--- START OF INFORMATION SUPPLIED ---

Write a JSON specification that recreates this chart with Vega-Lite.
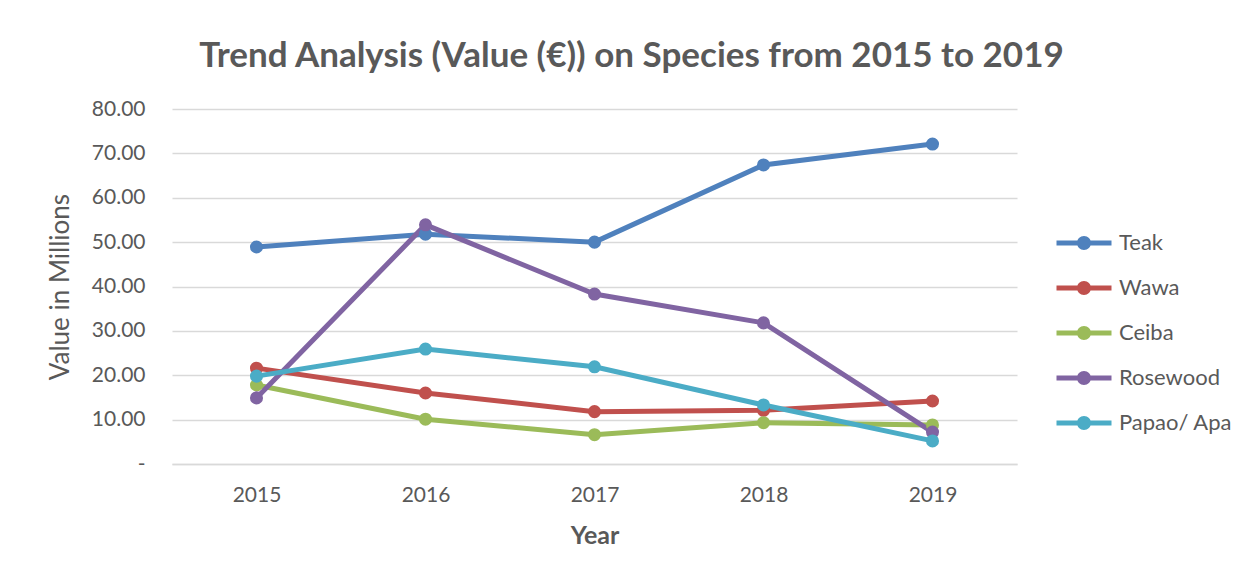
{
  "$schema": "https://vega.github.io/schema/vega-lite/v6.json",
  "width": 845,
  "height": 355,
  "autosize": "none",
  "padding": {"left": 172, "top": 109, "right": 238, "bottom": 116},
  "background": "white",
  "title": {
    "text": "Trend Analysis (Value (€)) on Species from 2015 to 2019",
    "font": "Lato",
    "fontSize": 35,
    "fontWeight": "bold",
    "color": "#595959",
    "anchor": "middle",
    "dx": 37,
    "offset": 24
  },
  "data": {
    "values": [
      {"Year": "2015", "Species": "Teak", "Value": 48.9},
      {"Year": "2016", "Species": "Teak", "Value": 51.8},
      {"Year": "2017", "Species": "Teak", "Value": 50.0},
      {"Year": "2018", "Species": "Teak", "Value": 67.4},
      {"Year": "2019", "Species": "Teak", "Value": 72.1},
      {"Year": "2015", "Species": "Wawa", "Value": 21.6},
      {"Year": "2016", "Species": "Wawa", "Value": 16.0},
      {"Year": "2017", "Species": "Wawa", "Value": 11.8},
      {"Year": "2018", "Species": "Wawa", "Value": 12.1},
      {"Year": "2019", "Species": "Wawa", "Value": 14.2},
      {"Year": "2015", "Species": "Ceiba", "Value": 17.8},
      {"Year": "2016", "Species": "Ceiba", "Value": 10.1},
      {"Year": "2017", "Species": "Ceiba", "Value": 6.6},
      {"Year": "2018", "Species": "Ceiba", "Value": 9.3},
      {"Year": "2019", "Species": "Ceiba", "Value": 8.8},
      {"Year": "2015", "Species": "Rosewood", "Value": 14.9},
      {"Year": "2016", "Species": "Rosewood", "Value": 53.9},
      {"Year": "2017", "Species": "Rosewood", "Value": 38.3},
      {"Year": "2018", "Species": "Rosewood", "Value": 31.8},
      {"Year": "2019", "Species": "Rosewood", "Value": 7.2},
      {"Year": "2015", "Species": "Papao/ Apa", "Value": 19.8},
      {"Year": "2016", "Species": "Papao/ Apa", "Value": 25.9},
      {"Year": "2017", "Species": "Papao/ Apa", "Value": 21.9},
      {"Year": "2018", "Species": "Papao/ Apa", "Value": 13.3},
      {"Year": "2019", "Species": "Papao/ Apa", "Value": 5.2}
    ]
  },
  "encoding": {
    "x": {
      "field": "Year",
      "type": "ordinal",
      "scale": {"type": "point", "padding": 0.5},
      "axis": {
        "title": "Year",
        "labelAngle": 0,
        "labelFont": "Lato",
        "labelFontSize": 21,
        "labelColor": "#595959",
        "labelPadding": 20,
        "ticks": false,
        "domainColor": "#d9d9d9",
        "domainWidth": 1.5,
        "titleFont": "Lato",
        "titleFontSize": 25,
        "titleFontWeight": "bold",
        "titleColor": "#595959",
        "titlePadding": 18
      }
    },
    "y": {
      "field": "Value",
      "type": "quantitative",
      "scale": {"domain": [0, 80], "nice": false},
      "axis": {
        "title": "Value in Millions",
        "values": [0, 10, 20, 30, 40, 50, 60, 70, 80],
        "labelExpr": "datum.value == 0 ? '-\u00a0\u00a0\u00a0' : format(datum.value, '.2f')",
        "labelFont": "Lato",
        "labelFontSize": 21,
        "labelColor": "#595959",
        "labelPadding": 27,
        "ticks": false,
        "domain": false,
        "grid": true,
        "gridColor": "#d9d9d9",
        "gridWidth": 1.5,
        "titleFont": "Lato",
        "titleFontSize": 26,
        "titleFontWeight": "normal",
        "titleColor": "#595959",
        "titlePadding": 18
      }
    },
    "color": {
      "field": "Species",
      "type": "nominal",
      "sort": ["Teak", "Wawa", "Ceiba", "Rosewood", "Papao/ Apa"],
      "scale": {
        "domain": ["Teak", "Wawa", "Ceiba", "Rosewood", "Papao/ Apa"],
        "range": ["#4f81bd", "#c0504d", "#9bbb59", "#8064a2", "#4bacc6"]
      },
      "legend": {
        "title": null,
        "orient": "none",
        "legendX": 901,
        "legendY": 123,
        "symbolType": "M-2.75,-0.25L2.75,-0.25L2.75,0.25L-2.75,0.25Z M0.7,0A0.7,0.7 0 1,1 -0.7,0A0.7,0.7 0 1,1 0.7,0Z",
        "symbolSize": 400,
        "symbolStrokeWidth": 0,
        "labelOffset": 24,
        "labelFont": "Lato",
        "labelFontSize": 22,
        "labelColor": "#595959",
        "rowPadding": 23,
        "encode": {
          "symbols": {
            "update": {
              "fill": {"scale": "color", "field": "value"},
              "fillOpacity": {"value": 1},
              "strokeWidth": {"value": 0}
            }
          }
        }
      }
    }
  },
  "layer": [
    {"mark": {"type": "line", "strokeWidth": 5}},
    {"mark": {"type": "point", "filled": true, "opacity": 1, "size": 170}}
  ],
  "config": {"view": {"stroke": null}}
}
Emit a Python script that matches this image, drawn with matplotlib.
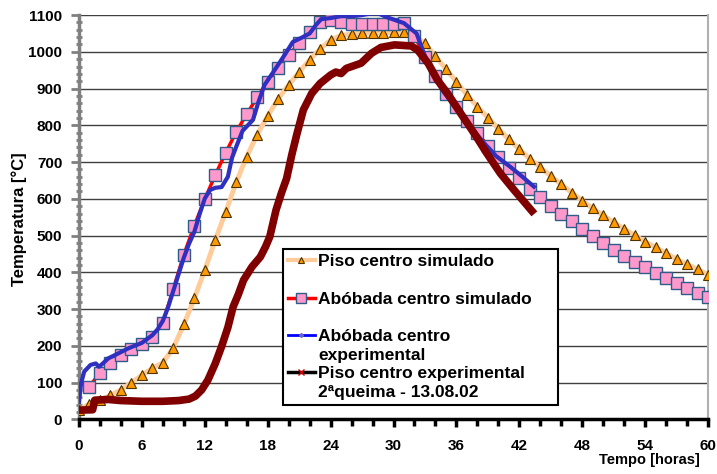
import numpy as np
import matplotlib
matplotlib.use("Agg")
import matplotlib.pyplot as plt
from matplotlib.lines import Line2D
from matplotlib.ticker import MultipleLocator

plt.rcParams['font.family'] = ['Liberation Sans', 'DejaVu Sans']
plt.rcParams['font.weight'] = 'bold'

# Piso centro simulado (hourly, 0..60 h)
piso_sim_t = list(range(0, 61))
piso_sim_T = [25, 42, 52, 65, 80, 100, 120, 139, 154, 195,
              258, 329, 406, 488, 565, 645, 715, 775, 826, 872,
              910, 945, 978, 1008, 1032, 1045, 1048, 1050, 1051, 1052,
              1053, 1053, 1043, 1023, 988, 953, 919, 883, 851, 821,
              791, 762, 735, 709, 686, 662, 639, 617, 595, 574,
              555, 536, 518, 501, 483, 468, 452, 436, 422, 408, 394]

# Abobada centro simulado (hourly, 1..60 h)
abob_sim_t = list(range(1, 61))
abob_sim_T = [89, 127, 152, 175, 190, 206, 223, 263, 355,
              448, 527, 599, 665, 726, 782, 831, 876, 919, 956,
              991, 1023, 1053, 1082, 1087, 1080, 1076, 1076, 1076, 1076,
              1076, 1078, 1043, 986, 935, 885, 849, 813, 778, 745,
              715, 683, 656, 628, 606, 581, 560, 539, 517, 499,
              481, 462, 445, 427, 414, 399, 384, 370, 356, 344, 332]

# Abobada centro experimental
abob_exp_t = [0, 0.2, 0.5, 1.1, 1.6, 1.9, 2.2, 2.8, 3.8, 4.7, 6, 7, 7.5, 8, 8.5,
              9, 9.5, 10, 10.5, 11, 11.5, 12, 12.5, 13.0, 13.6, 14.2, 14.6, 15.0,
              15.6, 16.1, 16.6, 17.1, 17.7, 18.7, 19.6, 20.4, 21.2, 22, 22.6, 23.1,
              24, 25, 26, 27, 27.7, 28.5, 29.4, 30.4, 31, 32.2, 32.9, 33.9, 34.8,
              36, 37.3, 38.6, 39.8, 41.1, 42.3, 43.4]
abob_exp_T = [48, 98, 130, 148, 152, 143, 150, 166, 180, 193, 208, 229, 245, 268, 305,
              350, 395, 440, 478, 510, 558, 601, 624, 630, 632, 660, 712, 742,
              785, 800, 815, 862, 910, 952, 991, 1027, 1038, 1050, 1073, 1089,
              1092, 1097, 1097, 1100, 1104, 1105, 1094, 1084, 1078, 1050, 996, 932, 890,
              845, 798, 753, 716, 688, 660, 633]

# Piso centro experimental (2a queima - 13.08.02)
piso_exp_t = [0, 1.3, 1.5, 2.8, 4, 6, 8, 9.5, 10.5, 11.1, 11.7, 12.3, 13, 13.6,
              14.2, 14.7, 15.2, 15.7, 16.5, 17.3, 17.8, 18.2, 18.8, 19.3, 19.8,
              20.3, 20.8, 21.4, 22.2, 23, 24, 24.5, 25, 25.5, 26, 26.9, 27.9, 28.8,
              30.1, 31.7, 32.3, 33.3, 34.2, 35.2, 36.4, 37.7, 38.9, 40.2, 41.5, 43.2]
piso_exp_T = [25, 26, 52, 54, 51, 49, 49, 51, 55, 63, 80, 107, 152, 198,
              250, 306, 340, 379, 415, 442, 470, 497, 570, 615, 655,
              720, 778, 842, 887, 914, 937, 945, 941, 955, 960, 969, 996, 1012,
              1019, 1016, 1005, 969, 923, 885, 833, 778, 724, 669, 624, 567]

labels = ['Piso centro simulado', 'Abóbada centro simulado',
          'Abóbada centro\nexperimental', 'Piso centro experimental\n2ªqueima - 13.08.02']

fig = plt.figure(figsize=(7.17, 4.74), dpi=100)
ax = fig.add_axes([79 / 717, 1 - 419.3 / 474, 629 / 717, 404.2 / 474])

ax.plot(piso_sim_t, piso_sim_T, color='#FFCC99', lw=3.5, marker='^', ms=7,
        mfc='#FF9900', mec='#4D3300', mew=0.8, zorder=3)
ax.plot(abob_sim_t, abob_sim_T, color='#FF0000', lw=2.5, marker='s', ms=8,
        mfc='#FF99CC', mec='#2F5D8A', mew=1, zorder=4)
ax.plot(abob_exp_t, abob_exp_T, color='#3030C0', lw=3, zorder=5)
ax.plot(piso_exp_t, piso_exp_T, color='#800000', lw=5.5, zorder=6)

ax.set_xlim(0, 60)
ax.set_ylim(0, 1100)
ax.xaxis.set_major_locator(MultipleLocator(6))
ax.xaxis.set_minor_locator(MultipleLocator(2))
ax.yaxis.set_major_locator(MultipleLocator(100))
ax.yaxis.set_minor_locator(MultipleLocator(20))
ax.yaxis.grid(True, color='#404040', lw=1)
ax.set_axisbelow(True)

ax.spines['top'].set_visible(False)
ax.spines['left'].set_color('#808080')
ax.spines['left'].set_linewidth(2.5)
ax.spines['bottom'].set_color('black')
ax.spines['bottom'].set_linewidth(2.5)
ax.spines['right'].set_color('#B0B0B0')
ax.spines['right'].set_linewidth(1.5)

ax.tick_params(axis='y', which='major', direction='out', length=6, width=2,
               color='#808080', labelsize=11, pad=6)
ax.tick_params(axis='y', which='minor', direction='inout', length=5, width=2,
               color='#808080')
ax.tick_params(axis='x', which='major', direction='out', length=6, width=2.5,
               color='black', labelsize=11, pad=8)
ax.tick_params(axis='x', which='minor', direction='out', length=5, width=2.5,
               color='black')

ax.set_xlabel('Tempo [horas]', fontsize=10.5, fontweight='bold', loc='right')
ax.xaxis.set_label_coords((700 - 79) / 629, -0.083)
ax.set_ylabel('Temperatura [°C]', fontsize=12, fontweight='bold')
ax.yaxis.set_label_coords(-0.082, 0.494)

blank = Line2D([], [], linestyle='none')
handles = [
    Line2D([], [], color='#FFCC99', lw=3, marker='^', ms=5, mfc='#FF9900', mec='#4D3300', mew=0.8),
    blank,
    Line2D([], [], color='#FF0000', lw=2.5, marker='s', ms=7, mfc='#FF99CC', mec='#2F5D8A', mew=1),
    blank,
    Line2D([], [], color='#0000FF', lw=2, marker='D', ms=2, mfc='#6666CC', mec='#6666CC'),
    blank,
    Line2D([], [], color='black', lw=2.5, marker='x', ms=4, mec='#CC0000', mew=1),
    blank,
]
# one row per text line; single-line entries get an empty row below them
leg_labels = []
for lab in labels:
    parts = lab.split('\n')
    leg_labels.append(parts[0])
    leg_labels.append(parts[1] if len(parts) > 1 else '')

leg = ax.legend(handles, leg_labels, loc='upper left',
                bbox_to_anchor=(0.324, 0.030, 0.4377, 0.391), mode='expand',
                borderaxespad=0, fancybox=False, frameon=True, edgecolor='black',
                framealpha=1, prop={'weight': 'bold', 'size': 12.5},
                handlelength=1.55, handletextpad=0.2, borderpad=0.3,
                labelspacing=0.2)
leg.get_frame().set_linewidth(1.5)
leg.set_zorder(10)

fig.savefig('out.png', dpi=100)
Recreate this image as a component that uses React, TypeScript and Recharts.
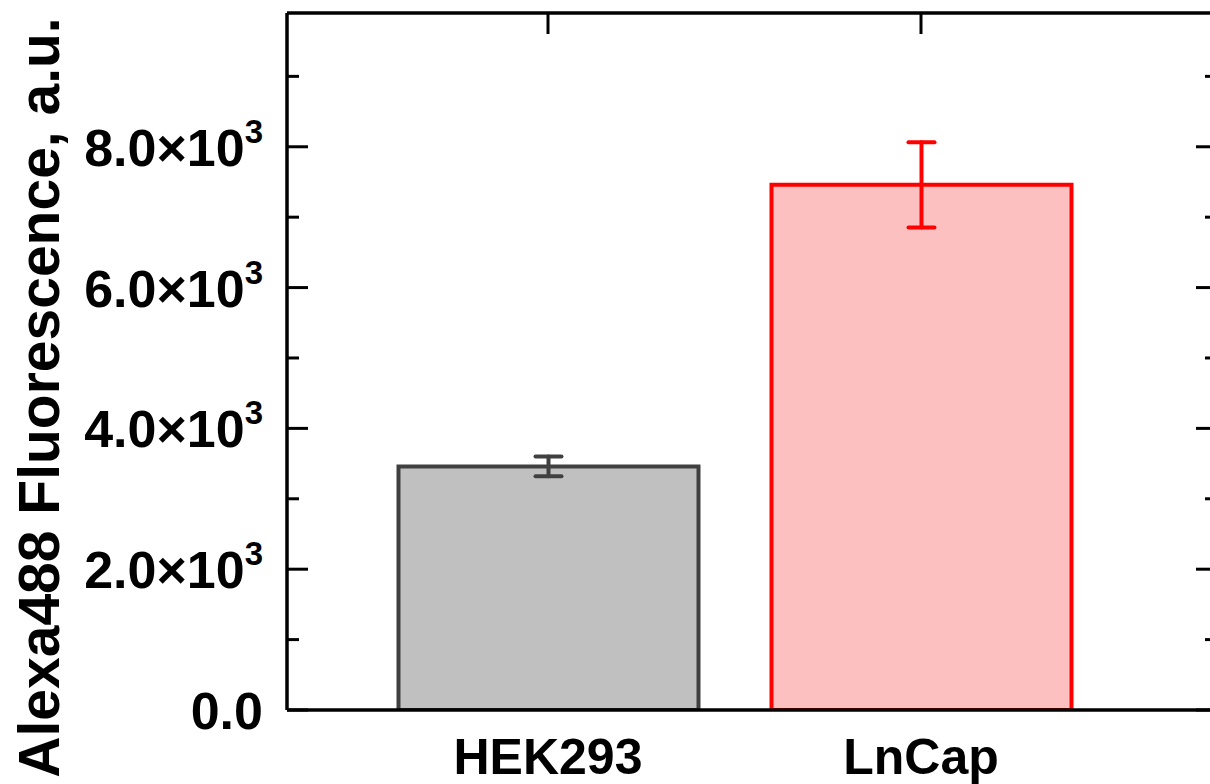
import React from 'react';
import { BarChart, Bar, XAxis, YAxis, ErrorBar, Cell } from 'recharts';

const categories = ['HEK293', 'LnCap'];
const meanValues = [3460, 7460];
const errorValues = [140, 605];
const majorTicks = [0, 2000, 4000, 6000, 8000];
const minorTicks = [1000, 3000, 5000, 7000, 9000];
const yDomain = [0, 9900];
const fillColors = ['#c0c0c0', '#fcc0c0'];
const strokeColors = ['#404040', '#ff0000'];

const data = categories.map((name, i) => ({
  name,
  value: meanValues[i],
  [`err${i}`]: errorValues[i],
}));

const FONT = '"Liberation Sans", Arial, Helvetica, sans-serif';

const YTick = (props: any) => {
  const { x, y, payload } = props;
  const v = payload.value as number;
  if (v === 0) {
    return (
      <text x={x} y={y + 19} textAnchor="end" fontFamily={FONT} fontWeight="bold" fontSize={52} fill="#000">
        0.0
      </text>
    );
  }
  return (
    <text x={x} y={y + 19} textAnchor="end" fontFamily={FONT} fontWeight="bold" fontSize={52} fill="#000">
      <tspan>{(v / 1000).toFixed(1)}×10</tspan>
      <tspan dy={-23} fontSize={33}>3</tspan>
    </text>
  );
};

const XTick = (props: any) => {
  const { x, y, payload } = props;
  return (
    <text x={x} y={y + 64} textAnchor="middle" fontFamily={FONT} fontWeight="bold" fontSize={50} fill="#000">
      {payload.value}
    </text>
  );
};

const NoTick = () => null;

const YLabel = (props: any) => {
  const { viewBox } = props;
  const cx = viewBox.x - 28;
  const cy = viewBox.y + viewBox.height / 2 + 36;
  return (
    <text
      x={cx}
      y={cy}
      transform={`rotate(-90, ${cx}, ${cy})`}
      textAnchor="middle"
      fontFamily={FONT}
      fontWeight="bold"
      fontSize={57}
      fill="#000"
    >
      Alexa488 Fluorescence, a.u.
    </text>
  );
};

const axisStroke = { stroke: '#000', strokeWidth: 3.5 };
const tickStroke = { stroke: '#000', strokeWidth: 3 };

export default function App() {
  return (
    <div style={{ position: 'fixed', left: 0, top: 0, width: 1210, height: 784, overflow: 'hidden', background: '#fff' }}>
      <BarChart width={1240} height={784} data={data} margin={{ top: 13, right: 23, bottom: 0, left: 87 }}>
        <XAxis
          xAxisId="main"
          dataKey="name"
          type="category"
          height={74}
          padding={{ left: 74.5, right: 109.5 }}
          axisLine={axisStroke}
          tickLine={false}
          tickSize={0}
          tickMargin={0}
          tick={<XTick />}
        />
        <XAxis
          xAxisId="top"
          dataKey="name"
          type="category"
          orientation="top"
          mirror
          height={1}
          padding={{ left: 74.5, right: 109.5 }}
          axisLine={axisStroke}
          tickLine={tickStroke}
          tickSize={21}
          tick={<NoTick />}
        />
        <YAxis
          yAxisId="main"
          width={200}
          domain={yDomain}
          allowDataOverflow
          ticks={majorTicks}
          interval={0}
          axisLine={axisStroke}
          tickLine={false}
          tickSize={0}
          tickMargin={24}
          tick={<YTick />}
          label={<YLabel />}
        />
        <YAxis
          yAxisId="lmajor"
          mirror
          width={1}
          domain={yDomain}
          allowDataOverflow
          ticks={majorTicks}
          interval={0}
          axisLine={false}
          tickLine={tickStroke}
          tickSize={21}
          tick={<NoTick />}
        />
        <YAxis
          yAxisId="lminor"
          mirror
          width={1}
          domain={yDomain}
          allowDataOverflow
          ticks={minorTicks}
          interval={0}
          axisLine={false}
          tickLine={tickStroke}
          tickSize={11}
          tick={<NoTick />}
        />
        <YAxis
          yAxisId="rmajor"
          orientation="right"
          mirror
          width={1}
          domain={yDomain}
          allowDataOverflow
          ticks={majorTicks}
          interval={0}
          axisLine={axisStroke}
          tickLine={tickStroke}
          tickSize={21}
          tick={<NoTick />}
        />
        <YAxis
          yAxisId="rminor"
          orientation="right"
          mirror
          width={1}
          domain={yDomain}
          allowDataOverflow
          ticks={minorTicks}
          interval={0}
          axisLine={false}
          tickLine={tickStroke}
          tickSize={11}
          tick={<NoTick />}
        />
        <Bar dataKey="value" xAxisId="main" yAxisId="main" barSize={300} strokeWidth={4} isAnimationActive={false}>
          {data.map((d, i) => (
            <Cell key={d.name} fill={fillColors[i]} stroke={strokeColors[i]} />
          ))}
          <ErrorBar dataKey="err0" width={13} stroke={strokeColors[0]} strokeWidth={4} strokeLinecap="round" />
          <ErrorBar dataKey="err1" width={13} stroke={strokeColors[1]} strokeWidth={4} strokeLinecap="round" />
        </Bar>
      </BarChart>
    </div>
  );
}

--- END OF INFORMATION SUPPLIED ---

GOAL OF THE EXERCISE :: Among the entries above, take the lines from the one with "Emit a Python" through the one with "481, 462, 445, 427, 414, 399, 384, 370, 356, 344, 332]" and retype them exactly, leaving out the pictures.

EXERCISE SOLUTION ::
Emit a Python script that matches this image, drawn with matplotlib.
import numpy as np
import matplotlib
matplotlib.use("Agg")
import matplotlib.pyplot as plt
from matplotlib.lines import Line2D
from matplotlib.ticker import MultipleLocator

plt.rcParams['font.family'] = ['Liberation Sans', 'DejaVu Sans']
plt.rcParams['font.weight'] = 'bold'

# Piso centro simulado (hourly, 0..60 h)
piso_sim_t = list(range(0, 61))
piso_sim_T = [25, 42, 52, 65, 80, 100, 120, 139, 154, 195,
              258, 329, 406, 488, 565, 645, 715, 775, 826, 872,
              910, 945, 978, 1008, 1032, 1045, 1048, 1050, 1051, 1052,
              1053, 1053, 1043, 1023, 988, 953, 919, 883, 851, 821,
              791, 762, 735, 709, 686, 662, 639, 617, 595, 574,
              555, 536, 518, 501, 483, 468, 452, 436, 422, 408, 394]

# Abobada centro simulado (hourly, 1..60 h)
abob_sim_t = list(range(1, 61))
abob_sim_T = [89, 127, 152, 175, 190, 206, 223, 263, 355,
              448, 527, 599, 665, 726, 782, 831, 876, 919, 956,
              991, 1023, 1053, 1082, 1087, 1080, 1076, 1076, 1076, 1076,
              1076, 1078, 1043, 986, 935, 885, 849, 813, 778, 745,
              715, 683, 656, 628, 606, 581, 560, 539, 517, 499,
              481, 462, 445, 427, 414, 399, 384, 370, 356, 344, 332]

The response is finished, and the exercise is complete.